FXでは、各国の「経済指標」発表の時間もとても大切です。
特に注目されるのは、アメリカの指標です。
たとえば——
- 雇用統計:毎月第1金曜日、夏時間なら21時30分(冬時間は22時30分)
- CPI(消費者物価指数):インフレの注目指標。21時30分または22時30分発表
- FOMC政策金利発表:深夜3時ごろ(冬時間は4時ごろ)
これらの時間は、チャートが一気に動く“ハイボラタイム”です。
初心者のうちは、無理にポジションを持たず、発表後の落ち着いた流れを見てからエントリーするのが安全です。
◆ 時間は「味方」にも「敵」にもなる
FXでは、同じ通貨ペアでも、時間帯によってまったく動きが違います。
たとえば、東京時間ではほとんど動かないユーロドルも、ロンドン時間に入ると急に勢いを増すことがあります。
それは、ヨーロッパのトレーダーたちが一斉に参加しはじめるからです。
逆に、早朝や昼過ぎは取引が少なく、スプレッド(売値と買値の差)が広がりやすい時間帯。
このように、「どの時間に、どんな国が動いているか」を意識するだけで、ムダな負けを減らせるのです。
◆ 自分の生活リズムに合わせて「得意な時間帯」を見つけよう
とはいえ、24時間相場を見張る必要はありません。
たとえば、夜の自由時間にトレードする人なら、ロンドン〜ニューヨーク市場が重なる22時〜1時頃がベスト。
朝型の人なら、東京市場の9時〜11時に集中しても良いでしょう。
大切なのは、「無理のない時間に」「自分のリズムで」続けること。
焦って夜更かしをしたり、眠いまま取引を続けると、判断ミスが増えてしまいます。
相場のリズムと自分の体のリズムが調和してこそ、落ち着いたトレードができるのです。
◆ “時間を読む目”が、相場を読む力になる
FXは、数字の世界に見えて、実は「人間の活動のリズム」で動いています。
仕事の始まりや終わり、昼休み、経済発表、そして世界の朝と夜——
そのひとつひとつの時間が、為替の波をつくり出しています。
トレーダーとしての第一歩は、「今、世界のどの国が動いているのか」を感じ取ること。
それができるようになると、チャートの裏側にある“人の動き”が少しずつ見えてきます。
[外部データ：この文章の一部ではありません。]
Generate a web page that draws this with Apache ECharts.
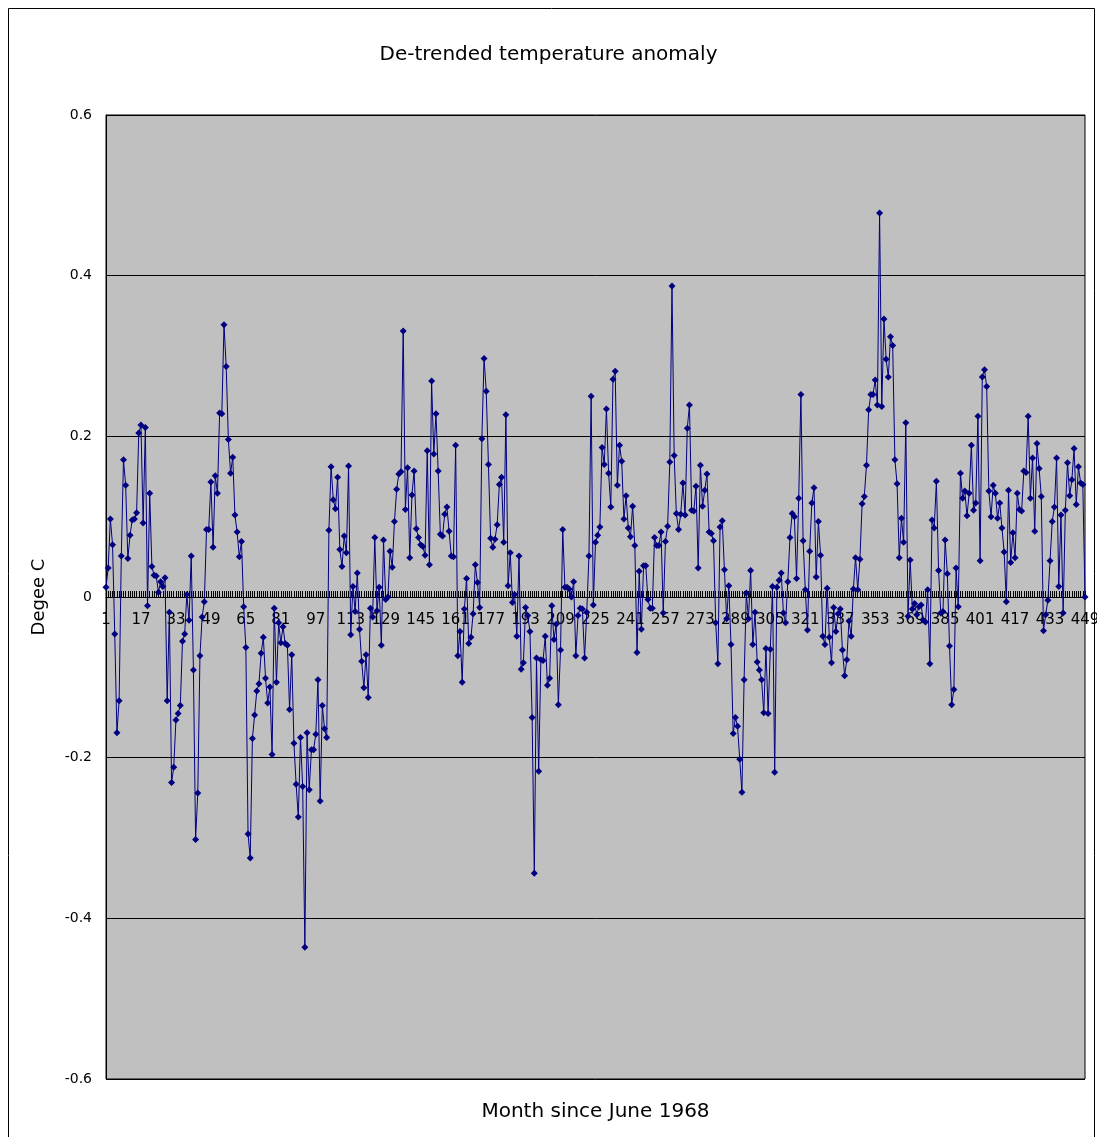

時間を味方につければ、FXはもっと優しく、穏やかにあなたに微笑んでくれるでしょう。
◆ まとめ 〜今日からできる小さな習慣〜
- 夏時間・冬時間の切り替え時期をカレンダーに書いておく
- 自分が取引する時間帯の市場(東京・ロンドン・NY)を意識する
- 経済指標の発表時間は事前にチェック
- 無理のない時間に、落ち着いた心でチャートを見る
相場は、いつもあなたを待っていてくれます。
だからこそ、焦らず、時間と仲良くなりながら歩んでいきましょう。